### WHAT YOU NEED TO DO
Report every line in the listing below where the string "page" shows up.

......

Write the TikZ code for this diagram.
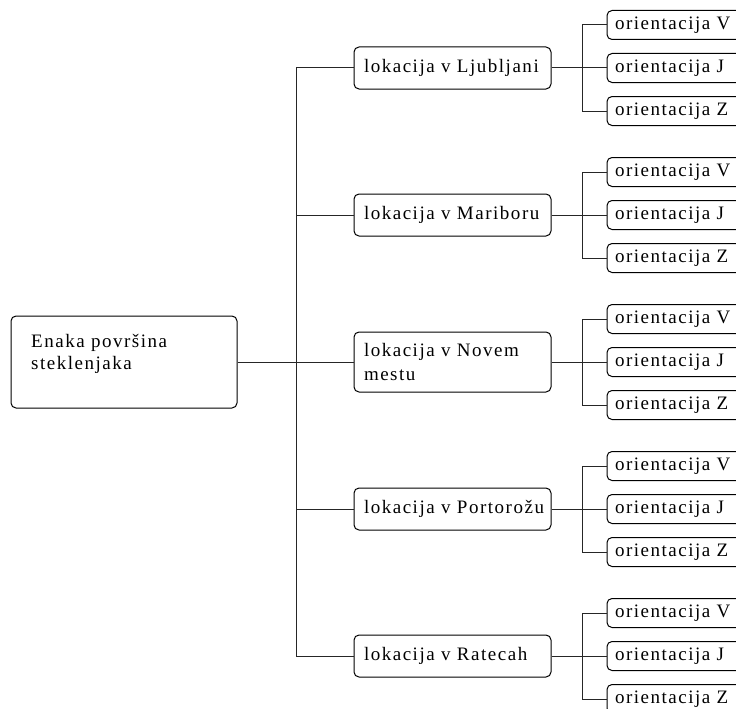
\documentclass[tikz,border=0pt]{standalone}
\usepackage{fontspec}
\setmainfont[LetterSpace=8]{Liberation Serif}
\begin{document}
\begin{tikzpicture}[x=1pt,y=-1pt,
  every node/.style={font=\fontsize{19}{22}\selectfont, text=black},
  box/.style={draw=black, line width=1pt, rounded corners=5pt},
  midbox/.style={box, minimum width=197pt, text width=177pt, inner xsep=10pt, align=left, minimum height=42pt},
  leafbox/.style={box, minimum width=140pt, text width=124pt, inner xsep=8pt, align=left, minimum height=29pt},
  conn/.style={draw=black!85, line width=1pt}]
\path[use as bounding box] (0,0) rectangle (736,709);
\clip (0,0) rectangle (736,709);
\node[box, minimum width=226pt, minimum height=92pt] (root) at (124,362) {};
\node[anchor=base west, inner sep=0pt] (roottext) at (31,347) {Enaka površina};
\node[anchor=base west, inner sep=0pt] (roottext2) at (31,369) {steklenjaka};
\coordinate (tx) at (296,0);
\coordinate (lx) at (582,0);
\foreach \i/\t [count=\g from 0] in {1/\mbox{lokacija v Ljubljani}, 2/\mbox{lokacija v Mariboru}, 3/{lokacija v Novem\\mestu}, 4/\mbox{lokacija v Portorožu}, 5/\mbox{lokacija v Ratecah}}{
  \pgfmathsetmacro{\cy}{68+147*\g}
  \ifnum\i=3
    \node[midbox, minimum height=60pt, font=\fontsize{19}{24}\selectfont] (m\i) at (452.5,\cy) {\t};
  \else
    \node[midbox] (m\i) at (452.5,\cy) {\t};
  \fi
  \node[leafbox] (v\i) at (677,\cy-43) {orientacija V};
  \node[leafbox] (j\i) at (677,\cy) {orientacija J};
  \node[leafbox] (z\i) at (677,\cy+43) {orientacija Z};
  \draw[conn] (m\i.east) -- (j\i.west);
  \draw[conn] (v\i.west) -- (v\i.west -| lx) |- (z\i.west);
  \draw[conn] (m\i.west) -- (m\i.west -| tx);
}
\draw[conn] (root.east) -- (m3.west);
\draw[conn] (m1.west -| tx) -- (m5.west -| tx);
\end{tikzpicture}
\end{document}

......

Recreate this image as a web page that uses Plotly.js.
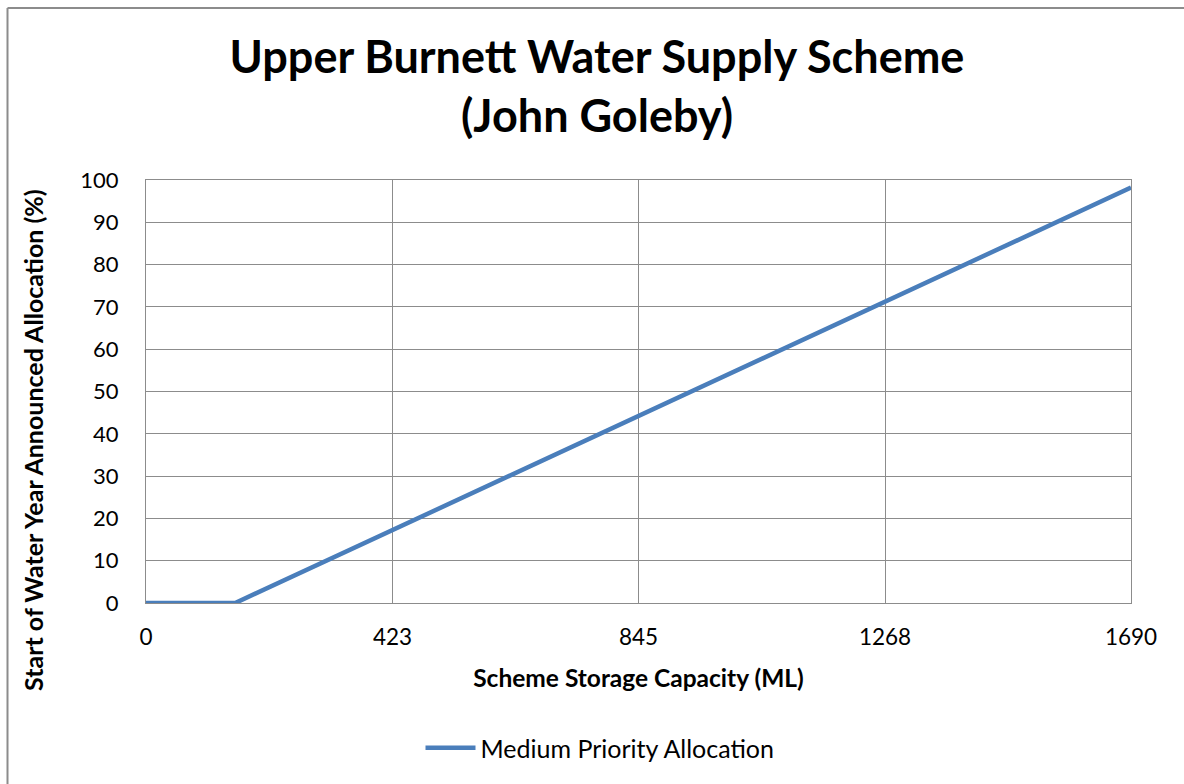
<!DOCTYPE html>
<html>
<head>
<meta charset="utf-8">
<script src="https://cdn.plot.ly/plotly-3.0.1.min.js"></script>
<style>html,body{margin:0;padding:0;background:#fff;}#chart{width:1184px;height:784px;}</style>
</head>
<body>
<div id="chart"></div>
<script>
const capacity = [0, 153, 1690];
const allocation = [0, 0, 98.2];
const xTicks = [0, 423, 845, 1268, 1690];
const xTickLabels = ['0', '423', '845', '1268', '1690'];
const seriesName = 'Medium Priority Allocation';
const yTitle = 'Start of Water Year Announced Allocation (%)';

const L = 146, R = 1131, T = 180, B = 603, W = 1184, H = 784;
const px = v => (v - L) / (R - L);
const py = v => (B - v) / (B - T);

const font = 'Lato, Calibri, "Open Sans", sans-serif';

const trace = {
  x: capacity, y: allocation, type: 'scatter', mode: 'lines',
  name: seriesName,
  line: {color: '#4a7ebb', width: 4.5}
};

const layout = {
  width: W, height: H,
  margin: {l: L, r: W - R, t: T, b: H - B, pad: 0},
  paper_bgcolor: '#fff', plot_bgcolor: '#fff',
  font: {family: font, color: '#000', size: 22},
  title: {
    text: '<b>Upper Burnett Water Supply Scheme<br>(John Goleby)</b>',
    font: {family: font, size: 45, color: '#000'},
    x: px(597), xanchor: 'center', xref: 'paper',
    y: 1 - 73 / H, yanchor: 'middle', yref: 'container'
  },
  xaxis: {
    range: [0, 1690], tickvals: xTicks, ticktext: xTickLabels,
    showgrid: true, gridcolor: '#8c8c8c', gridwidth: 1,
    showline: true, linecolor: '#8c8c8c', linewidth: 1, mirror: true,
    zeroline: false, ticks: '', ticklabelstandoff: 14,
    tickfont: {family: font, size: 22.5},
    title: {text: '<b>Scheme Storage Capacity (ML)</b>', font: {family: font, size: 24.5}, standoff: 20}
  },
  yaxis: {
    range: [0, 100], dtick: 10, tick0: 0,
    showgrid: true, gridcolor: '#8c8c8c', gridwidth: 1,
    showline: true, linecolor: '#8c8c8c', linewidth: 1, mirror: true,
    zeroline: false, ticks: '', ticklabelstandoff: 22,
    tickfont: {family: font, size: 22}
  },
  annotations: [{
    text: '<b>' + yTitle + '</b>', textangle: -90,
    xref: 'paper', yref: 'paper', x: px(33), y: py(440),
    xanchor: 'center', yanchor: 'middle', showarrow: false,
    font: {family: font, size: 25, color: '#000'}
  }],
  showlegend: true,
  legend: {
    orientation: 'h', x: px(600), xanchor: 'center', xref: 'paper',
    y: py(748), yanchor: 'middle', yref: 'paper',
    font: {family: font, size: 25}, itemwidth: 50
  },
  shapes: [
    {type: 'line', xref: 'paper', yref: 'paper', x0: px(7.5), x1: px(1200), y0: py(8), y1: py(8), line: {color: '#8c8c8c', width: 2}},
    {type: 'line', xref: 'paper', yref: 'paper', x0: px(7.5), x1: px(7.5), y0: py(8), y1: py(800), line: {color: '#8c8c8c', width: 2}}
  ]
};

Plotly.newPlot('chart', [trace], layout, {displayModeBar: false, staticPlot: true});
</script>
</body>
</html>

......

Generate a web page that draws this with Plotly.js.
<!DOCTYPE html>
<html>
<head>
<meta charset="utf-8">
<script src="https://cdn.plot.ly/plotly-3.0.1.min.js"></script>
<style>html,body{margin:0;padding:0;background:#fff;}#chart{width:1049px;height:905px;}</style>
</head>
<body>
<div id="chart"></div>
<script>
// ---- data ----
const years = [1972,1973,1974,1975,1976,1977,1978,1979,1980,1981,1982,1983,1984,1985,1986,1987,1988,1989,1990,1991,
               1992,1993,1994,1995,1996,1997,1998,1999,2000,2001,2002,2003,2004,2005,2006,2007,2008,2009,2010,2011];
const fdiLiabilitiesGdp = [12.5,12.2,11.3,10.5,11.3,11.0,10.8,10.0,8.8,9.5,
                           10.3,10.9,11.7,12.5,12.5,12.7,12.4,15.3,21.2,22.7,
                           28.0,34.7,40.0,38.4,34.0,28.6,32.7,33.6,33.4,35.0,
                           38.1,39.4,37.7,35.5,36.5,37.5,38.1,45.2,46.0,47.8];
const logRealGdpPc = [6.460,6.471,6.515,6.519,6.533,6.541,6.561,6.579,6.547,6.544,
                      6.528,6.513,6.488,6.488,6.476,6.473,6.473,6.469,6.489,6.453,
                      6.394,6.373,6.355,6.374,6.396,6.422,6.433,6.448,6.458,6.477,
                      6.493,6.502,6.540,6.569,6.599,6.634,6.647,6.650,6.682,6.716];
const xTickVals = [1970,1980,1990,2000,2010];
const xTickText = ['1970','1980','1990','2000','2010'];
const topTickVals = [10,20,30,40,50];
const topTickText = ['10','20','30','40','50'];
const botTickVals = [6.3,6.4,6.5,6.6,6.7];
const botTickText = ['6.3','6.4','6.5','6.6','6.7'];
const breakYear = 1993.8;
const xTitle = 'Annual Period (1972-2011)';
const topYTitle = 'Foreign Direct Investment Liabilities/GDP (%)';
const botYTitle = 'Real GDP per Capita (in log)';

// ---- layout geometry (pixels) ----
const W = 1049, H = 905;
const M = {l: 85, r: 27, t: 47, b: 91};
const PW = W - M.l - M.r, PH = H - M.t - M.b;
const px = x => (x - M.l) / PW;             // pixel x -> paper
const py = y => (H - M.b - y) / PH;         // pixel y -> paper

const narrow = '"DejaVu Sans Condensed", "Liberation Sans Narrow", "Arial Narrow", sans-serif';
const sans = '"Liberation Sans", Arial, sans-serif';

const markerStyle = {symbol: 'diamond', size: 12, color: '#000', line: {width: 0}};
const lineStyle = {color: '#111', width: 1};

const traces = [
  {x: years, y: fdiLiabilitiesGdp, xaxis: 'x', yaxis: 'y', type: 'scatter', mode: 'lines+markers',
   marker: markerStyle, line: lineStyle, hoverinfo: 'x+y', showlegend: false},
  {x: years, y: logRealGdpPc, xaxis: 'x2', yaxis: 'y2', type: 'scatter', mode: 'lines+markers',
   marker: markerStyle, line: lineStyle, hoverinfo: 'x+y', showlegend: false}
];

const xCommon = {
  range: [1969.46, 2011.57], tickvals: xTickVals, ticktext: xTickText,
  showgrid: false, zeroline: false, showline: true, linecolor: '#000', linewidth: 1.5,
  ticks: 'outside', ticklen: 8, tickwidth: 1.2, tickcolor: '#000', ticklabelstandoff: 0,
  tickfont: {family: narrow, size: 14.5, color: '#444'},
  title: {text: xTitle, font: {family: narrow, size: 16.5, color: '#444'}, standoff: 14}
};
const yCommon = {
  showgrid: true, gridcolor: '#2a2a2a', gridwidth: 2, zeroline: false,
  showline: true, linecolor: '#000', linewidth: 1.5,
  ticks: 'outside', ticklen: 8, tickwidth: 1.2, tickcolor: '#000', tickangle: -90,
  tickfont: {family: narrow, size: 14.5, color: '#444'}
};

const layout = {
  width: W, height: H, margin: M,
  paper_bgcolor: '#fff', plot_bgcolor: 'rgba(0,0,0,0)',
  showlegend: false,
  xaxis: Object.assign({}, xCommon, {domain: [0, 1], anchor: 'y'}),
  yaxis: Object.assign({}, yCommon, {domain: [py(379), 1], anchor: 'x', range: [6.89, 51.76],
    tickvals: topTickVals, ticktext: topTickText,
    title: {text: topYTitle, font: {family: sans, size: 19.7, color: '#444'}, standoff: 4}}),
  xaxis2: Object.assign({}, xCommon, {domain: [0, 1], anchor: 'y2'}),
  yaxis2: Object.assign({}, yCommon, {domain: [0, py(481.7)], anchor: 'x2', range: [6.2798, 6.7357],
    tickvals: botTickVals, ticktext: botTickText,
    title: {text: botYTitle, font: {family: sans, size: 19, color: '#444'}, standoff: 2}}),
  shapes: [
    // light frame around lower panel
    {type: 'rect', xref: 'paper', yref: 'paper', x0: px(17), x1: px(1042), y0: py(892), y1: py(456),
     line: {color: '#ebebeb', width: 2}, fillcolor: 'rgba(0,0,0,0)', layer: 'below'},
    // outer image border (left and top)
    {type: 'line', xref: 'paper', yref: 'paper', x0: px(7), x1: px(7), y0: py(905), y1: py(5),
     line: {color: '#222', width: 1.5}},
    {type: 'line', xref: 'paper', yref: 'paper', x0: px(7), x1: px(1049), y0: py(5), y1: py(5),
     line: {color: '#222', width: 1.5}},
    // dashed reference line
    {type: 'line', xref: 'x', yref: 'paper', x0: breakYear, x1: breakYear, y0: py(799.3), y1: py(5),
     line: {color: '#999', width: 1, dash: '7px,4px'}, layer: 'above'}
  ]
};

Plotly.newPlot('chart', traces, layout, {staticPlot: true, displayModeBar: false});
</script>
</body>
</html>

......

### SOLUTION BELOW
Recreate this image as a web page that uses Plotly.js.
Generate a web page that draws this with Plotly.js.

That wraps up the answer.